Uber has lost a long running employment tribunal challenge in the UK’s Supreme Court — with the court dismissing the ride-hailing giant’s appeal and reaffirming earlier rulings that drivers who brought the case are workers, not independent contractors.
The case, which dates back to 2016, has major ramifications for Uber’s business model in the UK — and likely regionally, as similar challenges are ongoing in European courts.
European Union lawmakers are also actively eyeing conditions for gig workers, so policymakers were already facing pressure to clarify the law around gig work — today’s ruling only increases that.
The UK Supreme Court judgement can be found here.
Uber has now sent this statement, attributed to Jamie Heywood, its regional general manager for Northern and Eastern Europe:
We respect the Court’s decision which focussed on a small number of drivers who used the Uber app in 2016. Since then we have made some significant changes to our business, guided by drivers every step of the way. These include giving even more control over how they earn and providing new protections like free insurance in case of sickness or injury. We are committed to doing more and will now consult with every active driver across the UK to understand the changes they want to see.
The court rejected Uber’s argument that it merely acted akin to a booking agent for drivers, noting that the company would have no means of performing its contractual obligations to passengers (nor complying with its regulatory obligations as a licensed private hire vehicle operator) — “without either employees or subcontractors to perform driving services for it”.
The court also weighed how Uber’s business operates in light of UK employment law which provides for a ‘worker’ status — a classification which is neither employed nor self-employed — considering other case law and the detail of the drivers’ relationship with Uber in coming to its interpretation of the legislation.
Its conclusion is that “the transportation service performed by drivers and offered to passengers through the Uber app is very tightly defined and controlled by Uber”.

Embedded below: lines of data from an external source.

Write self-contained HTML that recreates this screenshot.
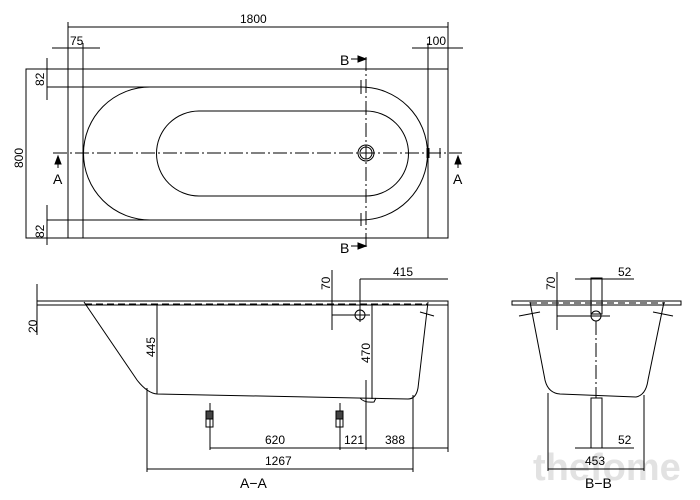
<!DOCTYPE html>
<html><head><style>body{margin:0;background:#fff}svg{display:block}text{font-family:"Liberation Sans",sans-serif;font-size:12px;fill:#000}</style></head><body>
<svg width="700" height="500" viewBox="0 0 700 500" fill="none" stroke="#000" stroke-width="1">
<text x="533" y="480" stroke="none" style="font-size:38px;font-weight:bold;fill:#e2e2e2">thefome</text>
<!-- top view -->
<line x1="68" y1="27" x2="448" y2="27"/><line x1="68" y1="22" x2="68" y2="238"/><line x1="448" y1="22" x2="448" y2="238"/>
<text x="240" y="23" stroke="none">1800</text>
<line x1="52" y1="48" x2="100" y2="48"/><line x1="83" y1="43" x2="83" y2="238"/><text x="70" y="45" stroke="none">75</text>
<line x1="412" y1="48" x2="463" y2="48"/><line x1="428" y1="43" x2="428" y2="238"/><text x="426" y="45" stroke="none">100</text>
<rect x="26" y="69" width="422" height="169"/>
<line x1="47" y1="87" x2="150" y2="87"/><line x1="47" y1="220" x2="150" y2="220"/>
<line x1="47" y1="58" x2="47" y2="100"/><line x1="47" y1="205" x2="47" y2="245"/>
<text transform="translate(44,86) rotate(-90)" stroke="none">82</text>
<text transform="translate(44,238) rotate(-90)" stroke="none">82</text>
<text transform="translate(23,168) rotate(-90)" stroke="none">800</text>
<path d="M150,87 L361,87 A66.5,66.5 0 0 1 361,220 L150,220 A66.5,66.5 0 0 1 150,87 Z"/>
<path d="M199,111 L366,111 A42.5,42.5 0 0 1 366,196 L199,196 A42.5,42.5 0 0 1 199,111 Z"/>
<line x1="53" y1="153" x2="462" y2="153" stroke-dasharray="14,3,2,3"/>
<line x1="366" y1="57" x2="366" y2="250" stroke-dasharray="14,3,2,3"/>
<circle cx="366" cy="153" r="8"/><circle cx="366" cy="153" r="6"/>
<line x1="428" y1="148" x2="428" y2="158" stroke-width="3"/><line x1="440" y1="148" x2="440" y2="158"/>
<line x1="361" y1="80" x2="361" y2="94"/><line x1="361" y1="213" x2="361" y2="226"/>
<text x="340" y="65" stroke="none" style="font-size:14px">B</text><path d="M351,59 L366,59" /><path d="M358,56 L366,59 L358,62 Z" fill="#000"/>
<text x="340" y="253" stroke="none" style="font-size:14px">B</text><path d="M351,246 L366,246"/><path d="M358,243 L366,246 L358,249 Z" fill="#000"/>
<line x1="58" y1="157" x2="58" y2="168"/><path d="M55,164 L58,156 L61,164Z" fill="#000"/><text x="53" y="184" stroke="none" style="font-size:14px">A</text>
<line x1="458" y1="157" x2="458" y2="168"/><path d="M455,164 L458,156 L461,164Z" fill="#000"/><text x="453" y="184" stroke="none" style="font-size:14px">A</text>
<!-- A-A -->
<rect x="37" y="301" width="411" height="4"/>
<line x1="85" y1="304" x2="428" y2="304" stroke-dasharray="7,4"/>
<path d="M84,302 L137,380 Q147,393 157,394 L408,399 Q416,399 418,388 L428,302"/>
<line x1="37" y1="284" x2="37" y2="335"/><text transform="translate(37,333) rotate(-90)" stroke="none">20</text>
<line x1="157" y1="305" x2="157" y2="394"/><text transform="translate(155,357) rotate(-90)" stroke="none">445</text>
<line x1="372" y1="305" x2="372" y2="399"/><text transform="translate(370,363) rotate(-90)" stroke="none">470</text>
<line x1="360" y1="279" x2="448" y2="279"/><line x1="360" y1="279" x2="360" y2="315"/><text x="393" y="276" stroke="none">415</text>
<line x1="332" y1="270" x2="332" y2="330"/><line x1="332" y1="315" x2="370" y2="315"/><circle cx="360" cy="315" r="5"/><line x1="360" y1="308" x2="360" y2="322"/>
<text transform="translate(330,290) rotate(-90)" stroke="none">70</text>
<line x1="420" y1="312" x2="434" y2="316"/>
<path d="M360,398 Q364,403 374,402 L376,398"/>
<line x1="448" y1="305" x2="448" y2="452"/>
<line x1="147" y1="388" x2="147" y2="472"/><line x1="413" y1="395" x2="413" y2="472"/>
<line x1="210" y1="403" x2="210" y2="450"/><line x1="340" y1="403" x2="340" y2="450"/><line x1="366" y1="380" x2="366" y2="450"/>
<rect x="206" y="411" width="7" height="8" fill="#444"/><rect x="206" y="419" width="7" height="8"/>
<rect x="336" y="411" width="7" height="8" fill="#444"/><rect x="336" y="419" width="7" height="8"/>
<line x1="210" y1="448" x2="448" y2="448"/>
<text x="265" y="444" stroke="none">620</text><text x="344" y="444" stroke="none">121</text><text x="385" y="444" stroke="none">388</text>
<line x1="147" y1="469" x2="413" y2="469"/><text x="265" y="465" stroke="none">1267</text>
<text x="240" y="488" stroke="none" style="font-size:14px">A−A</text>
<!-- B-B -->
<rect x="512" y="301" width="169" height="4"/>
<line x1="530" y1="303" x2="665" y2="303" stroke-dasharray="7,4"/>
<path d="M530,302 L545,380 Q548,393 560,394 L636,397 Q646,395 648,380 L664,302"/>
<line x1="519" y1="316" x2="540" y2="312"/><line x1="653" y1="312" x2="673" y2="316"/>
<rect x="591" y="278" width="11" height="36"/><circle cx="596" cy="316" r="5"/>
<line x1="596" y1="321" x2="596" y2="398" stroke-dasharray="14,3,2,3"/>
<line x1="557" y1="272" x2="557" y2="330"/><line x1="557" y1="316" x2="610" y2="316"/>
<text transform="translate(555,290) rotate(-90)" stroke="none">70</text>
<line x1="575" y1="279" x2="634" y2="279"/><text x="618" y="276" stroke="none">52</text>
<rect x="591" y="398" width="11" height="50"/>
<line x1="575" y1="448" x2="634" y2="448"/><text x="618" y="444" stroke="none">52</text>
<line x1="548" y1="393" x2="548" y2="471"/><line x1="644" y1="395" x2="644" y2="471"/>
<line x1="548" y1="469" x2="644" y2="469"/><text x="585" y="465" stroke="none">453</text>
<text x="585" y="488" stroke="none" style="font-size:14px">B−B</text>
</svg>
</body></html>
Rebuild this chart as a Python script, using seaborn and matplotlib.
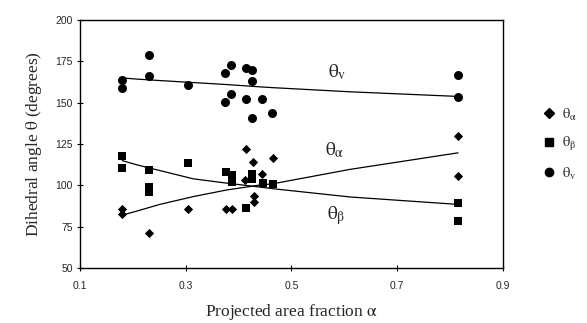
import pandas as pd
import matplotlib
matplotlib.use("Agg")
import matplotlib.pyplot as plt
import seaborn as sns
from matplotlib.lines import Line2D

alpha_x = [0.18, 0.18, 0.23, 0.305, 0.377, 0.387, 0.414, 0.427, 0.412, 0.445, 0.466, 0.43, 0.43, 0.815, 0.815]
alpha_y = [86, 82.5, 71, 86, 85.5, 85.5, 122, 114, 103, 107, 116.5, 93.5, 90, 130, 105.5]

beta_x = [0.18, 0.18, 0.23, 0.23, 0.23, 0.305, 0.377, 0.387, 0.387, 0.414, 0.425, 0.425, 0.447, 0.466, 0.815, 0.815]
beta_y = [117.5, 110.5, 109.5, 99, 96, 113.5, 108, 106, 102, 86.5, 107, 104, 101.6, 100.6, 89.3, 78.3]

nu_x = [0.18, 0.18, 0.23, 0.23, 0.305, 0.375, 0.385, 0.385, 0.375, 0.415, 0.425, 0.425, 0.415, 0.425, 0.444, 0.464, 0.815, 0.815]
nu_y = [164, 159, 179, 166, 161, 168, 173, 155, 150.5, 171, 169.5, 163, 152, 141, 152, 143.5, 167, 153.5]

# trend lines
fit_x = [0.18, 0.207, 0.251, 0.314, 0.377, 0.44, 0.465, 0.611, 0.815]
fit_alpha = [82, 84.4, 88.5, 93.2, 97.2, 100.2, 101, 109.7, 119.7]
fit_beta = [115, 112.5, 109, 104, 101.4, 99, 98, 93, 88.5]
fit_nu = [165, 164.3, 163.4, 162.2, 161, 159.6, 159.1, 156.6, 153.8]

names = ["alpha", "beta", "nu"]
labels = [r"$\theta_\alpha$", r"$\theta_\beta$", r"$\theta_v$"]
marks = {"alpha": "D", "beta": "s", "nu": "o"}
sizes = {"alpha": 22, "beta": 36, "nu": 42}


def main():
    sns.set_theme(style="ticks")
    plt.rcParams["font.family"] = ["Liberation Serif", "DejaVu Serif"]
    plt.rcParams["mathtext.fontset"] = "stix"
    plt.rcParams["mathtext.default"] = "rm"

    pts = pd.concat([
        pd.DataFrame({"x": alpha_x, "y": alpha_y, "s": "alpha"}),
        pd.DataFrame({"x": beta_x, "y": beta_y, "s": "beta"}),
        pd.DataFrame({"x": nu_x, "y": nu_y, "s": "nu"}),
    ])
    fits = pd.DataFrame({"x": fit_x, "alpha": fit_alpha, "beta": fit_beta, "nu": fit_nu})

    fig = plt.figure(figsize=(5.87, 3.23), dpi=100)
    ax = fig.add_axes([0.136, 0.170, 0.721, 0.768])

    for n in names:
        sub = pts[pts["s"] == n]
        sns.scatterplot(data=sub, x="x", y="y", marker=marks[n], s=sizes[n],
                        color="black", edgecolor="black", linewidth=0, ax=ax, legend=False)
        sns.lineplot(data=fits, x="x", y=n, color="black", linewidth=0.9, ax=ax)

    ax.set_xlim(0.1, 0.9)
    ax.set_ylim(50, 200)
    ax.set_xticks([0.1, 0.3, 0.5, 0.7, 0.9])
    ax.set_yticks(range(50, 201, 25))
    ax.set_xticklabels(["0.1", "0.3", "0.5", "0.7", "0.9"], family="Liberation Sans", fontsize=7.5)
    ax.set_yticklabels([str(v) for v in range(50, 201, 25)], family="Liberation Sans", fontsize=7.5)
    ax.tick_params(direction="inout", length=4, width=0.8, color="black")
    ax.tick_params(axis="x", pad=7)
    ax.tick_params(axis="y", pad=3)
    for sp in ax.spines.values():
        sp.set_color("black")
        sp.set_linewidth(1.0)

    ax.set_xlabel(r"Projected area fraction $\alpha$", fontsize=12.5, labelpad=8)
    ax.set_ylabel(r"Dihedral angle $\theta$ (degrees)", fontsize=12.5, labelpad=8)

    ax.text(0.586, 168.5, r"$\theta_v$", fontsize=14, ha="center", va="center")
    ax.text(0.582, 121.3, r"$\theta_\alpha$", fontsize=14, ha="center", va="center")
    ax.text(0.585, 82, r"$\theta_\beta$", fontsize=14, ha="center", va="center")

    handles = [Line2D([], [], marker=marks[n], color="black", linestyle="",
                      markersize=5 if n == "alpha" else 6) for n in names]
    ax.legend(handles, labels, loc="center left", bbox_to_anchor=(1.092, 0.5),
              frameon=False, fontsize=10.5, handletextpad=0.4, labelspacing=0.85,
              handlelength=1.0, borderaxespad=0, borderpad=0)

    fig.savefig("out.png", dpi=100)


if __name__ == "__main__":
    main()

“Although free to choose when and where they worked, at times when they are working drivers work for and under contracts with Uber (and, specifically, Uber London),” the court wrote, noting its agreement with the earlier tribunal ruling.
In the judgement it has emphasized a number of aspects of that ruling as important — namely: Pay/renumeration (since Uber drivers are not free to set the price of rides); the contractual terms of the performance of the service (again, drivers are not free to set these; Uber does); and Uber’s control over service provision, such as via the use of algorithmic management of logged in drivers and through its ownership of the technology infrastructure. The court also noted how Uber restricts communications between driver and passenger to a minimum.
In a discussion of how Uber uses driver ratings as another tool of control, the court noted that these ratings are never disclosed to passengers (i.e. to help them inform/choose their choice of driver) — but are exclusively for Uber’s use “purely as an internal tool for managing performance and as a basis for making termination decisions where customer feedback shows that drivers are not meeting the performance levels set by Uber”.
“This is a classic form of subordination that is characteristic of employment relationships,” it added.
The court also agreed with the earlier tribunal finding that time spent by the drivers logged into Uber’s app and on duty in London available to accept a trip can be classed as working time under UK law (aka the Working Time Directive and Regulations) — which has implications for fulfilling the National Minimum Wage.
The Supreme Court appears to have had a harder time with the scenario of how to calculate working time if ride-hailing drivers are logged onto multiple such apps simultaneously, with the judge writing: “I have concluded that this question cannot be answered in the abstract.” However in the case of Uber its dominant market share in London has made the question moot for this particular legal challenge.
This story is developing… refresh for updates…
In recent days — and likely in anticipation of this verdict — Uber has kicked off a lobbying effort in Europe calling for deregulation of platform work.
Uber argues that without a carve out from employment laws platforms’ hands are tied over how far they can go to offer workers a better deal.
It says it’s pushing for some of the same ‘principles’ that featured in the Prop 22 ballot initiative which ride-hailing giants Uber and Lyft spend hundreds of millions of dollars pushing in California, going on to win a carve out for delivery and transport work from employment reclassification there last year.
However, responding to Uber’s EU white paper this week, the academic research group, Fairwork, accused it of downplaying its ability to make changes to improve working conditions on its platform.
Instead, it said the tech giant is trying to legitimize a lower level of protection for platform workers than most European workers benefit from — urging lawmakers to focus on expanding and strengthening employment protections, not watering them down.